* [TASK REQUIREMENTS]: Leave the pictures out and retype the lines from the beginning through the line with "import plotly.graph_objects as go", both ends included.

Items from a data source:
►
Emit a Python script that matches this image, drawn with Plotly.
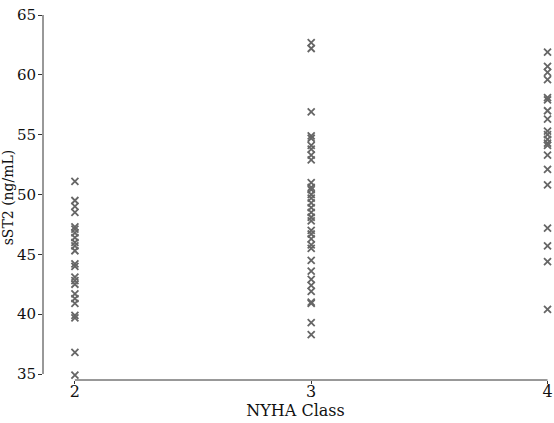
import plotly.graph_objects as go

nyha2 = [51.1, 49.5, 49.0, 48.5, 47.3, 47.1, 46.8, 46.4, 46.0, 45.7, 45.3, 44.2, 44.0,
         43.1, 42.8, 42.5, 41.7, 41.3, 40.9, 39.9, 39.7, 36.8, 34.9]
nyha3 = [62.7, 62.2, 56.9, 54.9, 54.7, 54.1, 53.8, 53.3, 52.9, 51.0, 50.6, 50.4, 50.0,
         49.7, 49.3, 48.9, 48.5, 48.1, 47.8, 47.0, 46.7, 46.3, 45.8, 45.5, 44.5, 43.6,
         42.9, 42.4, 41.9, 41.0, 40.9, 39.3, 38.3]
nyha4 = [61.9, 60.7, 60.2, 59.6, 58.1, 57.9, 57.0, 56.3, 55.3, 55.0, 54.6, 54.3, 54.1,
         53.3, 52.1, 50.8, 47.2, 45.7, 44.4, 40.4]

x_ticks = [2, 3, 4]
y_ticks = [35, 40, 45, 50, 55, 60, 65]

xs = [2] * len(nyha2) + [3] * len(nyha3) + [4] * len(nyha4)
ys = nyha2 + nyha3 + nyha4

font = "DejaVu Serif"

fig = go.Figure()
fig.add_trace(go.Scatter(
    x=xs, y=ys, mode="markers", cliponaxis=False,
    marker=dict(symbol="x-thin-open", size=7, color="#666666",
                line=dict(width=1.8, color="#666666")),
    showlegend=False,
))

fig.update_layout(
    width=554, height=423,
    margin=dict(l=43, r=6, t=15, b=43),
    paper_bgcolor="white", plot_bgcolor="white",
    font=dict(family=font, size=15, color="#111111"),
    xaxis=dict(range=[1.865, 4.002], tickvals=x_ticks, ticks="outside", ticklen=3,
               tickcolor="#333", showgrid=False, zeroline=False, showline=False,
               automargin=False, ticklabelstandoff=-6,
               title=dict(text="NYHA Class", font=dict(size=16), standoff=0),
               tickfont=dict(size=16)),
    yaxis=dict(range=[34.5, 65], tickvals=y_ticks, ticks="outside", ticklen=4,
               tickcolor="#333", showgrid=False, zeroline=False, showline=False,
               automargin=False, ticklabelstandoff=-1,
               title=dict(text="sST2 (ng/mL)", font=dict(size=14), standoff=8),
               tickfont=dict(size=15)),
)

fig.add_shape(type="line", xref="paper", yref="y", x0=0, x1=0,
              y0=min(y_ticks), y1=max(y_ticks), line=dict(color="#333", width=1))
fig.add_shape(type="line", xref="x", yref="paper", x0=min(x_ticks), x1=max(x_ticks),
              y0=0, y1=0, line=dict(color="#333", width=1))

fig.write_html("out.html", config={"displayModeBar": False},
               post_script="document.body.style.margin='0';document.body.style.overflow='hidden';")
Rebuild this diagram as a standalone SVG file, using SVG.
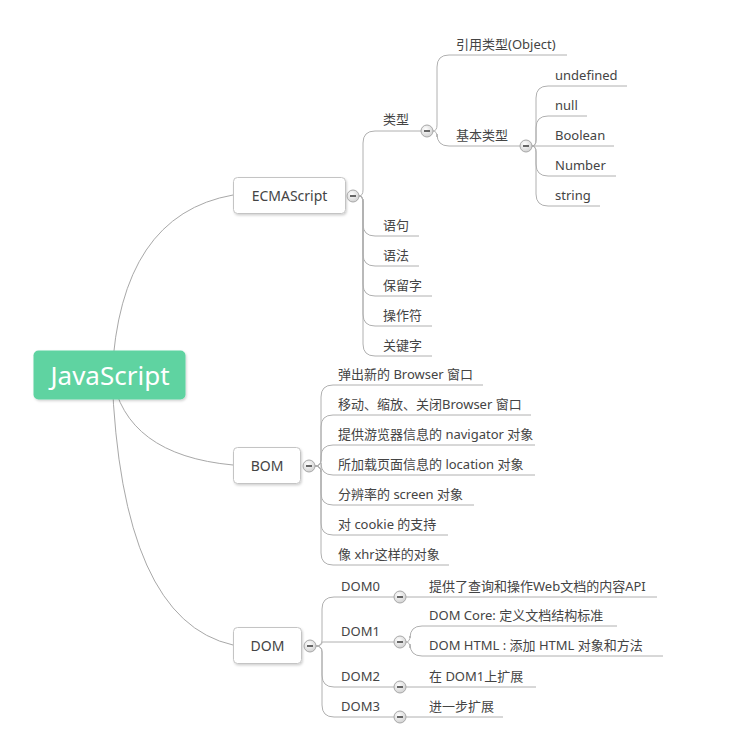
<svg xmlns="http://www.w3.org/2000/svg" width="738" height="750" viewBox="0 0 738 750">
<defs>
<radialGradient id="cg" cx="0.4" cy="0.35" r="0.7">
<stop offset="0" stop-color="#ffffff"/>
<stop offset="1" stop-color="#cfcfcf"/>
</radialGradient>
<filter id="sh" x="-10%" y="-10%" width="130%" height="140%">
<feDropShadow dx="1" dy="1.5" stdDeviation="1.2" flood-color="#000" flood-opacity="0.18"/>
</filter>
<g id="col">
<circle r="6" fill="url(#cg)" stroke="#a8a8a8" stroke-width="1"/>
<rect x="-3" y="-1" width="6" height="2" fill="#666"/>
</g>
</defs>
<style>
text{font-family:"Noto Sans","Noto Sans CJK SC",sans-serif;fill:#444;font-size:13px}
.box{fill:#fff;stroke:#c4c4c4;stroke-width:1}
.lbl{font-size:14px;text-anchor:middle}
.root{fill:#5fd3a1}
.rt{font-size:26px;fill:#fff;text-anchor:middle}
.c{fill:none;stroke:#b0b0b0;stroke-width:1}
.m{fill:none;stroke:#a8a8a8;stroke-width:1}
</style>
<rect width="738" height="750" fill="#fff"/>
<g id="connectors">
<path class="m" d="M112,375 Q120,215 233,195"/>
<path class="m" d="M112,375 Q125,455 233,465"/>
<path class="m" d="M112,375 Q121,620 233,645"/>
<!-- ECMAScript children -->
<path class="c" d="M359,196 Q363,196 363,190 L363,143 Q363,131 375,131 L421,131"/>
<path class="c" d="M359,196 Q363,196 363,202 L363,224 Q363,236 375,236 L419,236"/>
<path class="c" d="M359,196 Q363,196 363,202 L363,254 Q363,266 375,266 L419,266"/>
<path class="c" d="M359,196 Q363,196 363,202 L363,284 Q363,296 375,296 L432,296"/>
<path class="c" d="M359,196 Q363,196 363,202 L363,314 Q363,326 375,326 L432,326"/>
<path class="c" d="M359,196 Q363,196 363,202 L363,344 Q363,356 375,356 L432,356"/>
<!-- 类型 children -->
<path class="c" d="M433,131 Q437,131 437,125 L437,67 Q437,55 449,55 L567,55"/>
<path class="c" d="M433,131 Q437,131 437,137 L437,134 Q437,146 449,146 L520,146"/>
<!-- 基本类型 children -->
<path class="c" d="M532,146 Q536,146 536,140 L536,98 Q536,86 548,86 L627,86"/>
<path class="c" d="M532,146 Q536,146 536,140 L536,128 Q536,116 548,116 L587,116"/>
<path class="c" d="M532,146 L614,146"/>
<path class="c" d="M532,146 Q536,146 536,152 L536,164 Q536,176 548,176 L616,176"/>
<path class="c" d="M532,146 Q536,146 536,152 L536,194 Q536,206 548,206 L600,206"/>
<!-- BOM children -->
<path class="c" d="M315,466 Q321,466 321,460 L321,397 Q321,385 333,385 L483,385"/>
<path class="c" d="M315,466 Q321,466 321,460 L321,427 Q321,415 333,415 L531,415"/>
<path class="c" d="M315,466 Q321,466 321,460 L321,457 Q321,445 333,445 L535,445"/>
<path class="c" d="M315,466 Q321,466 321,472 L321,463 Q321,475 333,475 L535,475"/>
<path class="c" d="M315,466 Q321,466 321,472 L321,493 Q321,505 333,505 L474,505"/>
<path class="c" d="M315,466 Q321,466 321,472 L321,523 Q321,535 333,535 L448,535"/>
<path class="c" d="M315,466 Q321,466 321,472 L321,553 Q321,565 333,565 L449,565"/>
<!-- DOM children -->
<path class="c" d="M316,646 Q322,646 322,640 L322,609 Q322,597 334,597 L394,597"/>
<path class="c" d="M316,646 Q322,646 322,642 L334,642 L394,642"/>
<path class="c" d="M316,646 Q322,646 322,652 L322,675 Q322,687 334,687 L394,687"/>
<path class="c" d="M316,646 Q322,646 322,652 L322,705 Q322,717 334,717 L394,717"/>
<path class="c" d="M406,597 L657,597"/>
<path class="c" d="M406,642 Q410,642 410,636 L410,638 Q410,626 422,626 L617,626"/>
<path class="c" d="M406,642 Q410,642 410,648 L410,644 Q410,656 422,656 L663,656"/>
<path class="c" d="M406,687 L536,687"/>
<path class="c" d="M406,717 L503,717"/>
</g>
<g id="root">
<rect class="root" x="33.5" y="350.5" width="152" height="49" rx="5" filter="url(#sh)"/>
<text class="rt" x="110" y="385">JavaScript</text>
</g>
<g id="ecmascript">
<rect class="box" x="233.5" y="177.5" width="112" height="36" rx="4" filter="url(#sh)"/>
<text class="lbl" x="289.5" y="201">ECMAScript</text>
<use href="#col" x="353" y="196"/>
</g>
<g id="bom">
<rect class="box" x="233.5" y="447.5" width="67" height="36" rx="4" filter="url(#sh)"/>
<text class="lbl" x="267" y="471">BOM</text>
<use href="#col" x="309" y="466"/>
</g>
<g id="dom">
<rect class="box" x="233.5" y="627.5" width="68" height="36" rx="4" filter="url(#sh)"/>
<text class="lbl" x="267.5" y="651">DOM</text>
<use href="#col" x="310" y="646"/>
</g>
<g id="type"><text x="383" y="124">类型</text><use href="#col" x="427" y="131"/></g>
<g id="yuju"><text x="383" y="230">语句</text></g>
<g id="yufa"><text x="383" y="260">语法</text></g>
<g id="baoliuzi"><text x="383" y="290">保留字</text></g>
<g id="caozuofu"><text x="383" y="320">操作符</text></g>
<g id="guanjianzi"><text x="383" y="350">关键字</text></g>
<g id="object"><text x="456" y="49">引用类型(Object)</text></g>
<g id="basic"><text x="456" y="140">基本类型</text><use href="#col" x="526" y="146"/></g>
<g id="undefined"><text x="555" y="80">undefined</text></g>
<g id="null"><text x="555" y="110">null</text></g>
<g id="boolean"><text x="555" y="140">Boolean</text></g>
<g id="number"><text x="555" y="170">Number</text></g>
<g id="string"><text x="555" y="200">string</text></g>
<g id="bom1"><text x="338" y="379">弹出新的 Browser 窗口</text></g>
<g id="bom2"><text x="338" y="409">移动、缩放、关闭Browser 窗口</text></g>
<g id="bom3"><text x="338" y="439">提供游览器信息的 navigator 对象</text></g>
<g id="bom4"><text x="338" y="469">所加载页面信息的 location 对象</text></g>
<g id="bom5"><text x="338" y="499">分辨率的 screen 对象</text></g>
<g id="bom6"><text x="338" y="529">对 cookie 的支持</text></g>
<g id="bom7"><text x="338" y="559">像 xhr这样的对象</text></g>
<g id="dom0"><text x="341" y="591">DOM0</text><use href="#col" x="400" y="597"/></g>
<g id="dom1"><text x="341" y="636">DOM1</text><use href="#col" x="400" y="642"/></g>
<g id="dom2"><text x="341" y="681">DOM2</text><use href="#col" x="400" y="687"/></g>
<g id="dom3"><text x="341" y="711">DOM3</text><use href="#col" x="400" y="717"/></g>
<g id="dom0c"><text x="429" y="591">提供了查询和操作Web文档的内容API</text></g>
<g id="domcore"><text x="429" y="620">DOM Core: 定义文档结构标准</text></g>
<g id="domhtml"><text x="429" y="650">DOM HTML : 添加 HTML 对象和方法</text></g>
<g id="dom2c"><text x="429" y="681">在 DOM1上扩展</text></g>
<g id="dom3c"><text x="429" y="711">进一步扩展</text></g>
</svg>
◄
* [TASK ANSWER]:
Emit a Python script that matches this image, drawn with Plotly.
import plotly.graph_objects as go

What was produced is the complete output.